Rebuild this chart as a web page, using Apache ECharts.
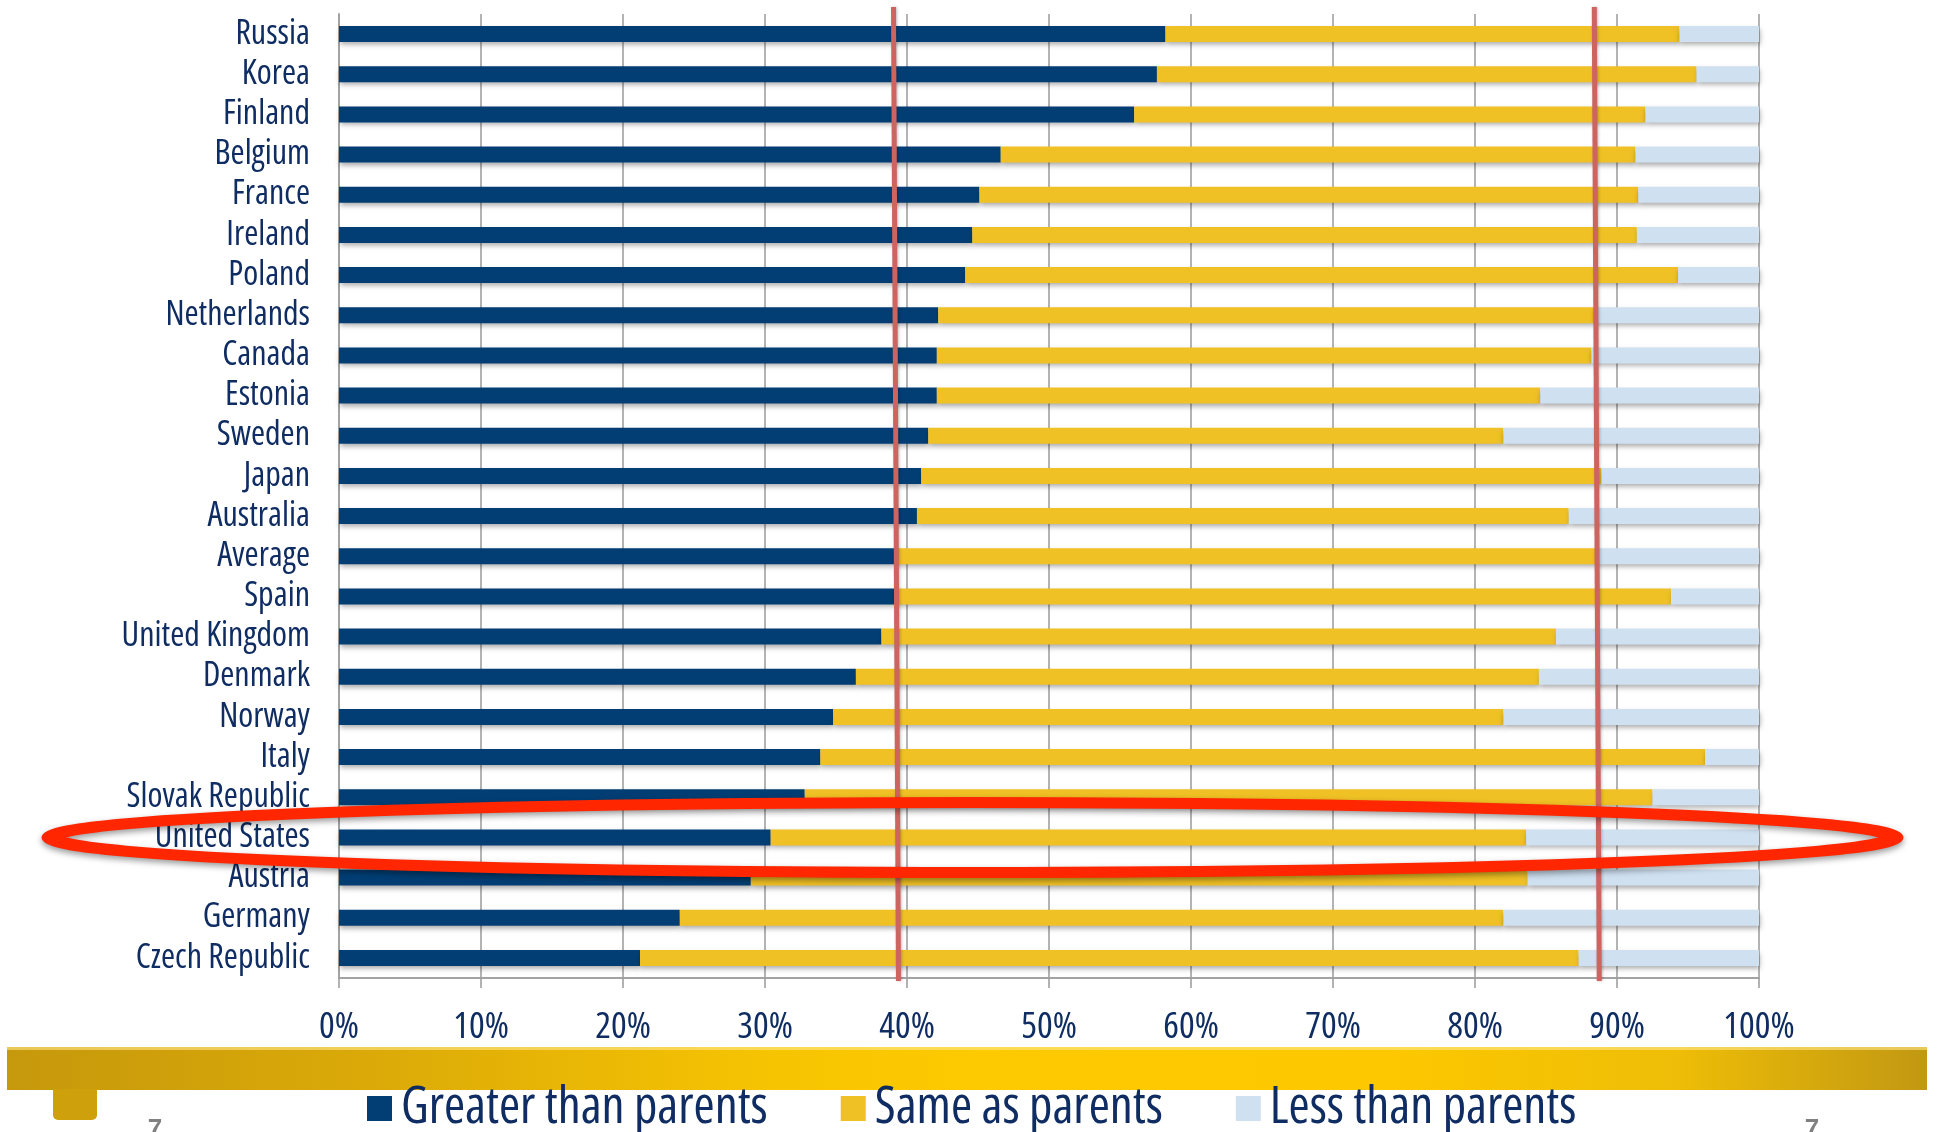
<!DOCTYPE html>
<html><head><meta charset="utf-8">
<script src="https://cdn.jsdelivr.net/npm/echarts@6/dist/echarts.min.js"></script>
<style>html,body{margin:0;padding:0;background:#fff}#c{width:1937px;height:1132px}</style>
</head><body><div id="c"></div>
<script>
const categories = ['Russia','Korea','Finland','Belgium','France','Ireland','Poland','Netherlands','Canada','Estonia','Sweden','Japan','Australia','Average','Spain','United Kingdom','Denmark','Norway','Italy','Slovak Republic','United States','Austria','Germany','Czech Republic'];
const greaterThanParents = [58.2,57.6,56.0,46.6,45.1,44.6,44.1,42.2,42.1,42.1,41.5,41.0,40.7,39.1,39.1,38.2,36.4,34.8,33.9,32.8,30.4,29.0,24.0,21.2];
const sameAsParents      = [36.2,38.0,36.0,44.7,46.4,46.8,50.2,46.2,46.1,42.5,40.5,47.9,45.9,49.5,54.7,47.5,48.1,47.2,62.3,59.7,53.2,54.7,58.0,66.1];
const lessThanParents    = [5.6,4.4,8.0,8.7,8.5,8.6,5.7,11.6,11.8,15.4,18.0,11.1,13.4,11.4,6.2,14.3,15.5,18.0,3.8,7.5,16.4,16.3,18.0,12.7];
const seriesNames = ['Greater than parents','Same as parents','Less than parents'];
const xMin = 0, xMax = 100, xStep = 10;
// hand-drawn average marker lines (value at top, value at bottom)
const averageMarkers = [[39.05,39.4],[88.4,88.75]];
const highlighted = 'United States';
const pageNumber = '7';

const FONT = "'Open Sans','Liberation Sans',sans-serif";
const STRETCH = 'condensed';
const NAVY = '#0f2d62';
const colors = ['#023e74','#f0c125','#cfe0f1'];
const seriesData = [greaterThanParents, sameAsParents, lessThanParents];

const chart = echarts.init(document.getElementById('c'), null, {renderer:'canvas'});
const option = {
  animation:false,
  grid:{left:339,right:178,top:14,bottom:154},
  xAxis:{type:'value',min:xMin,max:xMax,interval:xStep,
    axisLabel:{formatter:'{value}%',fontFamily:FONT,fontWeight:STRETCH,fontSize:37,color:NAVY,margin:31},
    axisLine:{show:true,lineStyle:{color:'#a3a3a3',width:2}},
    axisTick:{show:true,length:10,lineStyle:{color:'#999',width:1.5}},
    splitLine:{show:true,lineStyle:{color:'#9a9a9a',width:1.5}}},
  yAxis:{type:'category',data:categories,inverse:true,
    axisLabel:{interval:0,fontFamily:FONT,fontWeight:STRETCH,fontSize:34,color:NAVY,margin:29,padding:[5,0,0,0]},
    axisLine:{lineStyle:{color:'#a3a3a3',width:2}},
    axisTick:{interval:0,length:10,lineStyle:{color:'#999',width:1.5}}},
  legend:{left:362,top:1078,itemWidth:25,itemHeight:25,itemGap:73,icon:'rect',
    textStyle:{fontFamily:FONT,fontWeight:STRETCH,fontSize:51,color:NAVY,padding:[0,0,0,4]},
    data:seriesNames},
  series: seriesNames.map((n,i)=>({name:n,type:'bar',stack:'total',barWidth:16,data:seriesData[i],
    itemStyle:{color:colors[i],shadowColor:'rgba(0,0,0,0.33)',shadowBlur:5,shadowOffsetY:3,shadowOffsetX:1}}))
};
chart.setOption(option);

const gTop = 7, gBottom = 981;
const lines = averageMarkers.map(m=>({type:'line',z:50,
  shape:{x1:chart.convertToPixel({xAxisIndex:0},m[0]),y1:gTop,x2:chart.convertToPixel({xAxisIndex:0},m[1]),y2:gBottom},
  style:{stroke:'#cd6460',lineWidth:5,shadowColor:'rgba(0,0,0,0.25)',shadowBlur:3,shadowOffsetX:1}}));
const cy = chart.convertToPixel({yAxisIndex:0}, highlighted);
chart.setOption({graphic:[
  {type:'rect',z:-5,shape:{x:7,y:1047,width:1920,height:43},
   style:{fill:new echarts.graphic.LinearGradient(0,0,1,0,[
     {offset:0,color:'#c6980c'},{offset:0.2,color:'#dcab08'},{offset:0.4,color:'#f7c402'},{offset:0.5,color:'#fdc900'},
     {offset:0.72,color:'#fdc800'},{offset:0.87,color:'#eebd07'},{offset:1,color:'#c29812'}])}},
  {type:'rect',z:-4,shape:{x:7,y:1047,width:1920,height:3},style:{fill:'rgba(255,232,140,0.6)'}},
  {type:'rect',z:-4,shape:{x:53,y:1089,width:44,height:31,r:[0,0,5,5]},style:{fill:'#cda00c'}},
  {type:'text',z:-4,x:155,y:1117,style:{text:pageNumber,fill:'#808080',font:"bold 26px 'Liberation Sans'",align:'center',verticalAlign:'top'}},
  {type:'text',z:-4,x:1812,y:1117,style:{text:pageNumber,fill:'#808080',font:"bold 26px 'Liberation Sans'",align:'center',verticalAlign:'top'}},
  ...lines,
  {type:'ellipse',z:100,x:972.5,y:cy,scaleX:2,scaleY:1,shape:{cx:0,cy:0,rx:460,ry:35},
   style:{fill:'none',stroke:'#ff2600',lineWidth:11,shadowColor:'rgba(0,0,0,0.4)',shadowBlur:6,shadowOffsetY:3}}
]});
</script></body></html>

### THE REQUEST
Repeat only the lines between the start of the data and the line with "[greaterThanParents, sameAsParents, lessThanParents];", including those two lines, and skip the pictures.

### EXERCISE RESULT
Rebuild this chart as a web page, using Apache ECharts.
<!DOCTYPE html>
<html><head><meta charset="utf-8">
<script src="https://cdn.jsdelivr.net/npm/echarts@6/dist/echarts.min.js"></script>
<style>html,body{margin:0;padding:0;background:#fff}#c{width:1937px;height:1132px}</style>
</head><body><div id="c"></div>
<script>
const categories = ['Russia','Korea','Finland','Belgium','France','Ireland','Poland','Netherlands','Canada','Estonia','Sweden','Japan','Australia','Average','Spain','United Kingdom','Denmark','Norway','Italy','Slovak Republic','United States','Austria','Germany','Czech Republic'];
const greaterThanParents = [58.2,57.6,56.0,46.6,45.1,44.6,44.1,42.2,42.1,42.1,41.5,41.0,40.7,39.1,39.1,38.2,36.4,34.8,33.9,32.8,30.4,29.0,24.0,21.2];
const sameAsParents      = [36.2,38.0,36.0,44.7,46.4,46.8,50.2,46.2,46.1,42.5,40.5,47.9,45.9,49.5,54.7,47.5,48.1,47.2,62.3,59.7,53.2,54.7,58.0,66.1];
const lessThanParents    = [5.6,4.4,8.0,8.7,8.5,8.6,5.7,11.6,11.8,15.4,18.0,11.1,13.4,11.4,6.2,14.3,15.5,18.0,3.8,7.5,16.4,16.3,18.0,12.7];
const seriesNames = ['Greater than parents','Same as parents','Less than parents'];
const xMin = 0, xMax = 100, xStep = 10;
// hand-drawn average marker lines (value at top, value at bottom)
const averageMarkers = [[39.05,39.4],[88.4,88.75]];
const highlighted = 'United States';
const pageNumber = '7';

const FONT = "'Open Sans','Liberation Sans',sans-serif";
const STRETCH = 'condensed';
const NAVY = '#0f2d62';
const colors = ['#023e74','#f0c125','#cfe0f1'];
const seriesData = [greaterThanParents, sameAsParents, lessThanParents];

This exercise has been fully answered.